Heiner Muller's Quartet is based on Laclos's book Liaisons Dangereuses, widely known in the adaptation for the stage by Christopher…

Heiner Muller's Quartet is based on Laclos's book Liaisons Dangereuses, widely known in the adaptation for the stage by Christopher Hampton. Here, the title notwithstanding, it is pared down to a two-hander - a sexual duel between two French aristocrats - and makes for the steamiest of verbal and physical engagements.

The rivals are obsessed with the seduction and moral corruption of others and with goading each other to new depths of depravity. His current target is the virtuous wife of a prominent nobleman; she tries to divert him to her virginal niece just out of the convent. In each case, he achieves the sexual and psychological destruction of his victim.
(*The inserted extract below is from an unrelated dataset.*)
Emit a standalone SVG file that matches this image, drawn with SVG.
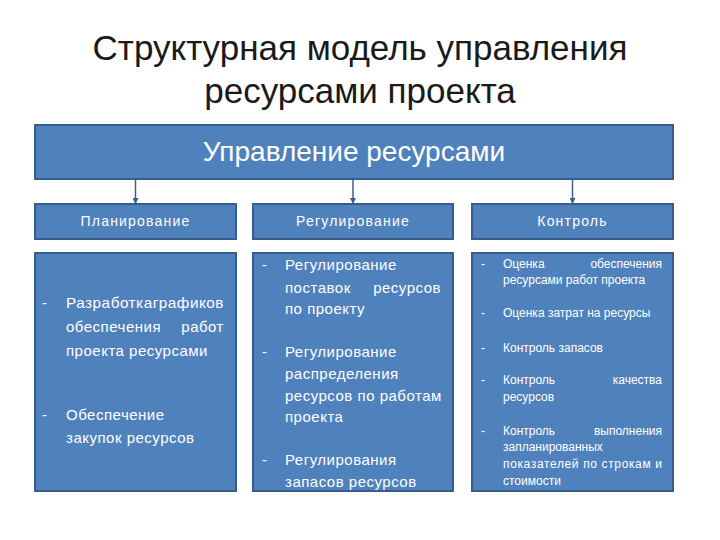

There is real evil at the heart of this story of sick people spreading their contagion, but this version has its limitations. I am distrustful of plays which rely excessively on simulated sex acts with dialogue to match, often a smoke-screen for intellectual poverty. The significance claimed by the late author, a "reflex on the problem of terrorism", quite escaped me, and he has devised an unpersuasive ending.

Karl Shiels, an actor who seems to improve with every outing, and Debbie Leeding grasp it with some style. Jimmy Fay directs the 70minute work with a sure control, and Johanna Connor's set has an economic elegance.